8. Ben Rice said, “I think a little sense of urgency would be good for us,” and appeared to be the first Yankee to speak honestly about the state of the team. But then Rice clarified his remark by saying the team isn’t lacking urgency. Did Boone make eye contact with Rice through the media scrum and give Rice a look that caused him to backtrack on his his initial statement?

Rice also said he’s not concerned about the team’s free fall in the division and now the wild-card race. Wells said the same last week. They both sounded an awful lot like this quote:

“No concern at all. One game at a time. We keep playing this brand of baseball it’s going to be just fine. Like I said, all you can do is put yourself in a position to win and that’s what we did, which feels really good moving forward.“

Harrison Bader said that exactly two years ago. The Yankees were 4 1/2 games out of the playoffs at the time and Bader wasn’t concerned. Why should he have been? In his one-and-a-half seasons with the Yankees (when he wasn’t on the injured list), he was exposed to a team that nearly blew a 15 1/2-game division lead in August and September and then sat in the clubhouse down 3-0 in the ALCS while his manager showed the team video from the 2004 ALCS as motivation with David Ortiz on FaceTime on Boone’s phone. Then the next season (when he wasn’t on the injured list), the Yankees produced the franchise’s worst season in 30 years, and throughout it, Boone told everyone how confident he was in his team and about the imaginary corner they would soon turn. The Yankees missed the playoffs.

9. The Yankees aren’t 4 1/2 games out of a playoff spot right now like they were then. Not yet, at least. They are 4 1/2 games out in the division from the Blue Jays — a team they led by eight games at the end of May. They are no longer in the first wild-card spot either as they are now 1 1/2 games behind the Red Sox — a team they led by 12 games in the loss column at the end of May. The Yankees have a 1/2-game lead on the Mariners for the second wild card and a 2 1/2-game lead over the Rangers for a playoff spot altogether.

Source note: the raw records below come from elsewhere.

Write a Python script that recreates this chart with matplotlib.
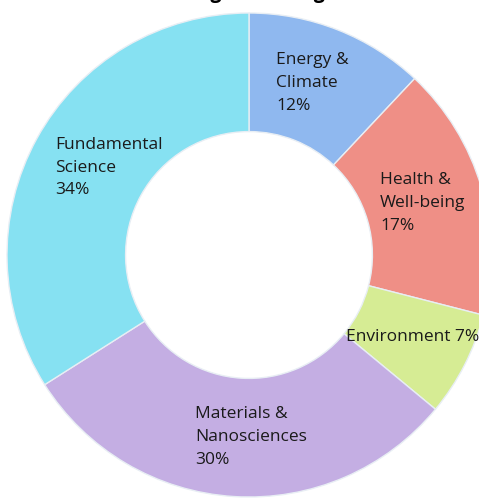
import matplotlib.pyplot as plt
import numpy as np

labels = ["Energy &\nClimate", "Health &\nWell-being", "Environment",
          "Materials &\nNanosciences", "Fundamental\nScience"]
shares = [12, 17, 7, 30, 34]
colors = ["#8fb8ef", "#ef8f86", "#d6ec94", "#c4aee3", "#86e1f2"]

# label anchor points (left edge, vertical centre) in data units, radius = 1
label_x = [0.112, 0.541, 0.401, -0.223, -0.802]
label_y = [0.711, 0.215, -0.339, -0.752, 0.360]

fig = plt.figure(figsize=(4.79, 4.99), dpi=100)
ax = fig.add_axes([0, 0, 1, 1])

wedges, _ = ax.pie(shares, colors=colors, startangle=90, counterclock=False,
                   radius=1.0, center=(0, 0),
                   wedgeprops=dict(width=0.49, edgecolor="#e8eef4", linewidth=1.0))

for lab, s, x, y in zip(labels, shares, label_x, label_y):
    if "\n" in lab:
        txt = lab + "\n" + str(s) + "%"
    else:
        txt = lab + " " + str(s) + "%"
    ax.text(x, y, txt, ha="left", va="center", fontsize=12.5, family="Open Sans",
            color="#1a1a1a", linespacing=1.55)

# title is cropped in the original, only descenders peek in
fig.text(0.5, 1.004, "Funding Percentage", ha="center", va="baseline",
         fontsize=14, fontweight="bold", family="Open Sans")

ax.set_xlim(-249 / 242, 230 / 242)
ax.set_ylim(-244 / 242, 255 / 242)
ax.set_aspect("equal")
ax.axis("off")

plt.savefig("out.png", dpi=100)
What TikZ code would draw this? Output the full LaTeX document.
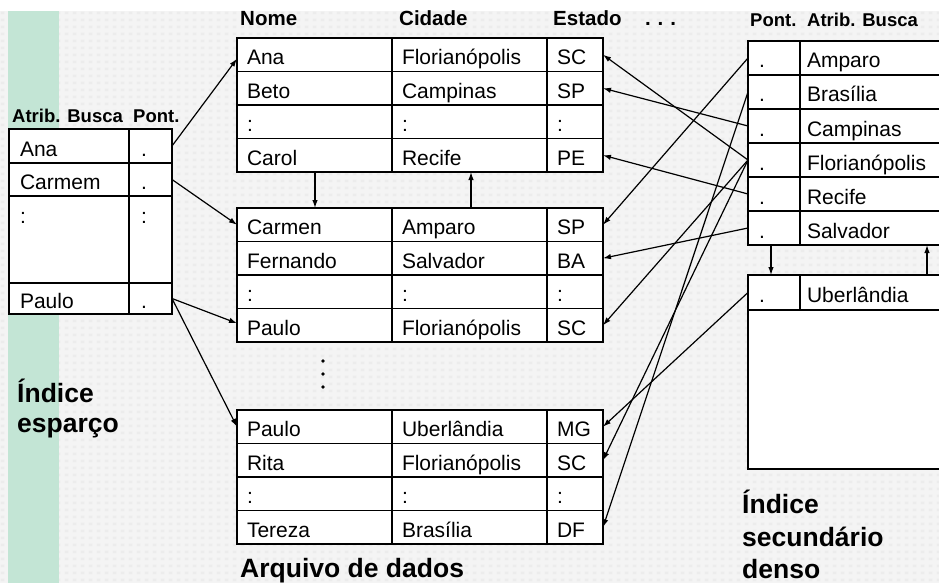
\documentclass[tikz,border=0pt]{standalone}
\usepackage{fontspec}
\setmainfont{Liberation Sans}
\usetikzlibrary{arrows.meta,calc,patterns}
\definecolor{mint}{RGB}{195,229,213}
\definecolor{bggray}{RGB}{244,244,244}
\definecolor{dotgray}{RGB}{236,236,236}
\pgfdeclarepatternformonly{bgdots}{\pgfpoint{0pt}{0pt}}{\pgfpoint{8pt}{7pt}}{\pgfpoint{8pt}{7pt}}{%
  \pgfpathrectangle{\pgfpoint{2pt}{2pt}}{\pgfpoint{4pt}{3pt}}\pgfusepath{fill}}
\tikzset{
  cell/.style={draw, line width=1.6pt, fill=white, anchor=north west, outer sep=0pt,
    inner ysep=0pt, inner xsep=10pt, text height=20pt, text depth=0pt, align=left,
    font=\fontsize{21}{25}\selectfont},
  rowh/.style={minimum height=33.5pt},
  rrow/.style={minimum height=34pt},
  hdr/.style={anchor=base west, inner sep=0pt, font=\bfseries\fontsize{18.5}{22}\selectfont},
  dhdr/.style={anchor=base west, inner sep=0pt, font=\bfseries\fontsize{20.5}{24}\selectfont},
  title/.style={anchor=base west, inner sep=0pt, font=\bfseries\fontsize{26.5}{31}\selectfont},
  arr/.style={line width=1.2pt, -{Latex[length=8pt,width=5.5pt]}},
  vdot/.style={circle, fill=black, inner sep=0pt, minimum size=3.6pt}
}
\newcommand\datarow[5]{%
  \node[cell,rowh,text width=135pt] (#1n) at (237,#2) {#3};
  \node[cell,rowh,text width=135pt] (#1c) at (392,#2) {#4};
  \node[cell,rowh,text width=36pt] (#1e) at (547,#2) {#5};}
\begin{document}
\begin{tikzpicture}[x=1pt,y=-1pt]
\useasboundingbox (0,0) rectangle (939,583);
\clip (0,0) rectangle (939,583);
\fill[white] (0,0) rectangle (939,583);
\fill[bggray] (0,11) rectangle (939,583);
\fill[pattern=bgdots, pattern color=dotgray] (0,11) rectangle (939,583);
\fill[mint] (8,11) rectangle (59,583);

% ---- left sparse index ----
\node[hdr] (hatr) at (12,122) {Atrib. Busca};
\node[hdr] (hpont) at (133,122) {Pont.};
\node[cell, text width=98pt, inner xsep=11pt, minimum height=34pt] (la) at (9,129) {Ana};
\node[cell, text width=19pt, inner xsep=12pt, minimum height=34pt] (lap) at (129,129) {.};
\node[cell, text width=98pt, inner xsep=11pt, minimum height=33pt] (lc) at (9,163) {Carmem};
\node[cell, text width=19pt, inner xsep=12pt, minimum height=33pt] (lcp) at (129,163) {.};
\node[cell, text width=98pt, inner xsep=11pt, minimum height=87pt, text depth=53pt] (ld) at (9,196) {:};
\node[cell, text width=19pt, inner xsep=12pt, minimum height=87pt, text depth=53pt] (ldp) at (129,196) {:};
\node[cell, text width=98pt, inner xsep=11pt, minimum height=31pt] (lp) at (9,283) {Paulo};
\node[cell, text width=19pt, inner xsep=12pt, minimum height=31pt] (lpp) at (129,283) {.};
\node[title] (t1a) at (17,402) {Índice};
\node[title] (t1b) at (17,432) {esparço};

% ---- data file ----
\node[dhdr] (hnome) at (240,26) {Nome};
\node[dhdr] (hcid) at (399,26) {Cidade};
\node[dhdr] (hest) at (553,26) {Estado};
\node[dhdr] (hdots) at (645,26) {.\,\,.\,\,.};
\datarow{b1r1}{38}{Ana}{Florianópolis}{SC}
\datarow{b1r2}{71.5}{Beto}{Campinas}{SP}
\datarow{b1r3}{105}{:}{:}{:}
\datarow{b1r4}{138.5}{Carol}{Recife}{PE}
\datarow{b2r1}{208}{Carmen}{Amparo}{SP}
\datarow{b2r2}{241.5}{Fernando}{Salvador}{BA}
\datarow{b2r3}{275}{:}{:}{:}
\datarow{b2r4}{308.5}{Paulo}{Florianópolis}{SC}
\datarow{b3r1}{410}{Paulo}{Uberlândia}{MG}
\datarow{b3r2}{443.5}{Rita}{Florianópolis}{SC}
\datarow{b3r3}{477}{:}{:}{:}
\datarow{b3r4}{510.5}{Tereza}{Brasília}{DF}
\node[vdot] (vd1) at (323,361) {};
\node[vdot] (vd2) at (323,374) {};
\node[vdot] (vd3) at (323,387) {};
\node[title] (t2) at (240,577) {Arquivo de dados};

% ---- right dense secondary index ----
\node[hdr] (hrpont) at (750,27) {Pont.};
\node[hdr] (hratr) at (807,27) {Atrib. Busca};
\node[cell,rrow,text width=30pt,inner xsep=11pt] (ri1p) at (748,41) {.};
\node[cell,rrow,text width=136pt,inner xsep=7pt] (ri1a) at (800,41) {Amparo};
\node[cell,rrow,text width=30pt,inner xsep=11pt] (ri2p) at (748,75) {.};
\node[cell,rrow,text width=136pt,inner xsep=7pt] (ri2a) at (800,75) {Brasília};
\node[cell,rrow,text width=30pt,inner xsep=11pt] (ri3p) at (748,109) {.};
\node[cell,rrow,text width=136pt,inner xsep=7pt] (ri3a) at (800,109) {Campinas};
\node[cell,rrow,text width=30pt,inner xsep=11pt] (ri4p) at (748,143) {.};
\node[cell,rrow,text width=136pt,inner xsep=7pt] (ri4a) at (800,143) {Florianópolis};
\node[cell,rrow,text width=30pt,inner xsep=11pt] (ri5p) at (748,177) {.};
\node[cell,rrow,text width=136pt,inner xsep=7pt] (ri5a) at (800,177) {Recife};
\node[cell,rrow,text width=30pt,inner xsep=11pt] (ri6p) at (748,211) {.};
\node[cell,rrow,text width=136pt,inner xsep=7pt] (ri6a) at (800,211) {Salvador};
\node[cell,minimum width=202pt,minimum height=159pt,inner sep=0pt,text height=0pt] (rbrest) at (748,310) {};
\node[cell,minimum height=35pt,text width=30pt,inner xsep=11pt] (rbp) at (748,275) {.};
\node[cell,minimum height=35pt,text width=136pt,inner xsep=7pt] (rba) at (800,275) {Uberlândia};
\node[title] (t3a) at (742,513) {Índice};
\node[title] (t3b) at (742,546) {secundário};
\node[title] (t3c) at (742,578) {denso};

% ---- connectors ----
\draw[arr] (lap.east) -- ([yshift=-4pt]b1r1n.west);
\draw[arr] (lcp.east) -- (b2r1n.west);
\draw[arr] (lpp.east) -- ([yshift=2pt]b2r4n.west);
\draw[arr] (lpp.east) -- (b3r1n.west);
\draw[arr] ([xshift=78pt]b1r4n.south west) -- ([xshift=78pt]b2r1n.north west);
\draw[arr] ([xshift=79pt]b2r1c.north west) -- ([xshift=79pt]b1r4c.south west);

\draw[arr] (ri1p.west) -- (b2r1e.east);
\draw[arr] (ri2p.west) -- (b3r4e.east);
\draw[arr] (ri3p.west) -- (b1r2e.east);
\draw[arr] (ri4p.west) -- (b1r1e.east);
\draw[arr] (ri4p.west) -- (b2r4e.east);
\draw[arr] (ri4p.west) -- (b3r2e.east);
\draw[arr] (ri5p.west) -- (b1r4e.east);
\draw[arr] (ri6p.west) -- (b2r2e.east);
\draw[arr] (rbp.west) -- (b3r1e.east);
\draw[arr] ([xshift=23pt]ri6p.south west) -- ([xshift=23pt]rbp.north west);
\draw[arr] ([xshift=127pt]rba.north west) -- ([xshift=127pt]ri6a.south west);
\end{tikzpicture}
\end{document}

10. The Yankees will play those Rangers over the next three days. Get swept like they just did in Miami and the Yankees will not hold a playoff spot, a feat that was a near statistical impossibility just a few weeks ago. If there’s anything I have learned about the Boone Yankees over the last eight years it’s that they love setting negative franchise records. Falling out of the playoff picture in a season in which they were 17 games over .500 through 67 games would be their greatest act of all. And to think, I could have been working on my Italian or practicing the oboe instead of writing this.